Charts and diagrams as code
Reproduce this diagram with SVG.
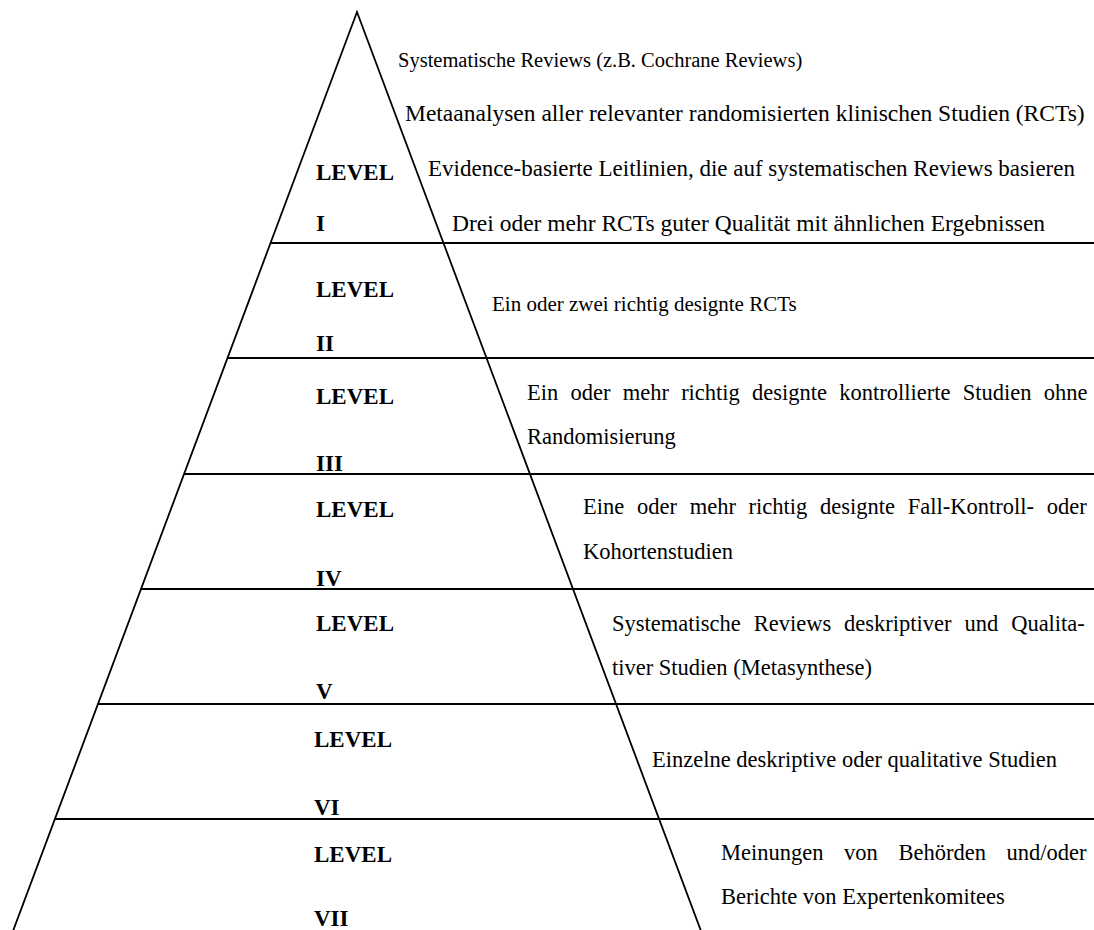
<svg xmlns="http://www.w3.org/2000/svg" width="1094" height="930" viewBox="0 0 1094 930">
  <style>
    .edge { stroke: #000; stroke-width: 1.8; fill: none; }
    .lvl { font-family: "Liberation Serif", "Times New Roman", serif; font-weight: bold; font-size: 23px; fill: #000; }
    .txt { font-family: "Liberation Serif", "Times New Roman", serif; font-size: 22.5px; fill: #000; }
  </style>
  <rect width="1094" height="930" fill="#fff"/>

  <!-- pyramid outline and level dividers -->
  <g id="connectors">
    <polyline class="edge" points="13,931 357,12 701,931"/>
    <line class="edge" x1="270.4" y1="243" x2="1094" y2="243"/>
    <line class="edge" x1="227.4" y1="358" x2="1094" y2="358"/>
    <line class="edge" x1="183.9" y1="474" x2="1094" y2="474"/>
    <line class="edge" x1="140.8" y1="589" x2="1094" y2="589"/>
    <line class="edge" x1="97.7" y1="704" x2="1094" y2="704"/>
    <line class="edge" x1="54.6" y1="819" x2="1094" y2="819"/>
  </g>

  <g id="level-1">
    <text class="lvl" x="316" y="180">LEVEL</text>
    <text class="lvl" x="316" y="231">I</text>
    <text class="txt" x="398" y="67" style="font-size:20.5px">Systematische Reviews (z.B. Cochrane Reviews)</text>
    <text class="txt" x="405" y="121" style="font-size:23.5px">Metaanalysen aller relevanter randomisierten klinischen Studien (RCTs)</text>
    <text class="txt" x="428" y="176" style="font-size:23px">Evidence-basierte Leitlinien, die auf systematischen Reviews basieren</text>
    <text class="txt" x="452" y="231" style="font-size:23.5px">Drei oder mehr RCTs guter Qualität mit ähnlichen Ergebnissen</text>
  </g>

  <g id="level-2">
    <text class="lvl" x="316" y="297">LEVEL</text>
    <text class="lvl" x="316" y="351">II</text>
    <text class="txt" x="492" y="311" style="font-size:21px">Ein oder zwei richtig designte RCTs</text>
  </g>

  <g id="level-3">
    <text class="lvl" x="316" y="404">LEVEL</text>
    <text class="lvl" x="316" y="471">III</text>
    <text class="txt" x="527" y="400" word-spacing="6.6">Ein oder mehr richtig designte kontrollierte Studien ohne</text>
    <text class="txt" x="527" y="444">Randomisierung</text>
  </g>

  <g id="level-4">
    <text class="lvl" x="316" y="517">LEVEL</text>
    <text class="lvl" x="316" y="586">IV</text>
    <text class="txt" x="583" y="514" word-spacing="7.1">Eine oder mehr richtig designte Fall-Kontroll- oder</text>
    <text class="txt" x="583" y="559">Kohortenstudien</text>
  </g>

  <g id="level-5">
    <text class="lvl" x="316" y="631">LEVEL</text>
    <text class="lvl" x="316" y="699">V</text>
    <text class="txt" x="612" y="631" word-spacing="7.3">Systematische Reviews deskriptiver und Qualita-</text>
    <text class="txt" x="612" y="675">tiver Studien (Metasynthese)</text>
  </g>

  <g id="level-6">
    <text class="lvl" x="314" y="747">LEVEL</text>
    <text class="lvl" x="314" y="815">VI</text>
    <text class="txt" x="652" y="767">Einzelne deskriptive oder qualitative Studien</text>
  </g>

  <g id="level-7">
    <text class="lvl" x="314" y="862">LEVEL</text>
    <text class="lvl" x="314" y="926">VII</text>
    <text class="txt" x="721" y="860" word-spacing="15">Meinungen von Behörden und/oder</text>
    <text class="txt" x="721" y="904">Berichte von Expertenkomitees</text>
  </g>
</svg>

--

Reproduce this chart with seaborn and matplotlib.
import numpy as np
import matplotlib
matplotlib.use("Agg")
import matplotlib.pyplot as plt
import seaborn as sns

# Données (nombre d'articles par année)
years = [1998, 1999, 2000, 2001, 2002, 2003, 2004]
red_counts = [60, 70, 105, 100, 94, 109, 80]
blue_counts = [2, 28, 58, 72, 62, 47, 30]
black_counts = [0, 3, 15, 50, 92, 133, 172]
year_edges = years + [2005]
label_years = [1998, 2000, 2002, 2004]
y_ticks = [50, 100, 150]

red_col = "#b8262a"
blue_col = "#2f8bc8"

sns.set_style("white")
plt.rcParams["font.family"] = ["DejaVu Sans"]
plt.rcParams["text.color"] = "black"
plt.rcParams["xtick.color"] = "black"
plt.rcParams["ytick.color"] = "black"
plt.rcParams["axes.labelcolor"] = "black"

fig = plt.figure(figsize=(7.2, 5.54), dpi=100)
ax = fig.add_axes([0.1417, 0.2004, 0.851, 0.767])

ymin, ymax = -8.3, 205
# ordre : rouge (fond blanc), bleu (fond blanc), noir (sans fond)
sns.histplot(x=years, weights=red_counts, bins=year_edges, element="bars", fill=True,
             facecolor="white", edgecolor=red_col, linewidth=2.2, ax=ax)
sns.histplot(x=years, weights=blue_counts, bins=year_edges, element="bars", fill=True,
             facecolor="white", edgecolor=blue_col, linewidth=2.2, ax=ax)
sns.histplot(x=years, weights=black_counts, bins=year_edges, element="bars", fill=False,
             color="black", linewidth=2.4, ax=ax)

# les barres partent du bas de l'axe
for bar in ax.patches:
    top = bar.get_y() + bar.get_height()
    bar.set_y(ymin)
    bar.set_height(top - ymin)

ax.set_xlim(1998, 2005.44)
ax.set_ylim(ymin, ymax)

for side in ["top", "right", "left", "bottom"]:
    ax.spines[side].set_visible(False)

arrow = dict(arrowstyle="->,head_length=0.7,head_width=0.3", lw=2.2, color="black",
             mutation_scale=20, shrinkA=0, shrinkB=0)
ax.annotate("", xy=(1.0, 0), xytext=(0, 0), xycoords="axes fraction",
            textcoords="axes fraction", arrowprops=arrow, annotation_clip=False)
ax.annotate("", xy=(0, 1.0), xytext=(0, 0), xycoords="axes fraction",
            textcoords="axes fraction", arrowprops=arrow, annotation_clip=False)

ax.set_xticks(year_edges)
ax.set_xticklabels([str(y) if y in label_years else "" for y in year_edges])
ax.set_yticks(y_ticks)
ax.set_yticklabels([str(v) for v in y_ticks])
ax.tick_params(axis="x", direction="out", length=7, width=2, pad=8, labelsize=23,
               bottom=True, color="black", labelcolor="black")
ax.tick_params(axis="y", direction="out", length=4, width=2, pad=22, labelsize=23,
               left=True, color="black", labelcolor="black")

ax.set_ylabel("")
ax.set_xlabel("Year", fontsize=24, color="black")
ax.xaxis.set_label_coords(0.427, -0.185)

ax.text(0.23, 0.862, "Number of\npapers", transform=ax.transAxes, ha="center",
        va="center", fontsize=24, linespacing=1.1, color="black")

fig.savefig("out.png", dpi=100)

- **Stated goal**:
Gather each line of the records holding the string "matplotlib".

- **Task response**:
Reproduce this chart with seaborn and matplotlib.
import matplotlib
matplotlib.use("Agg")
import matplotlib.pyplot as plt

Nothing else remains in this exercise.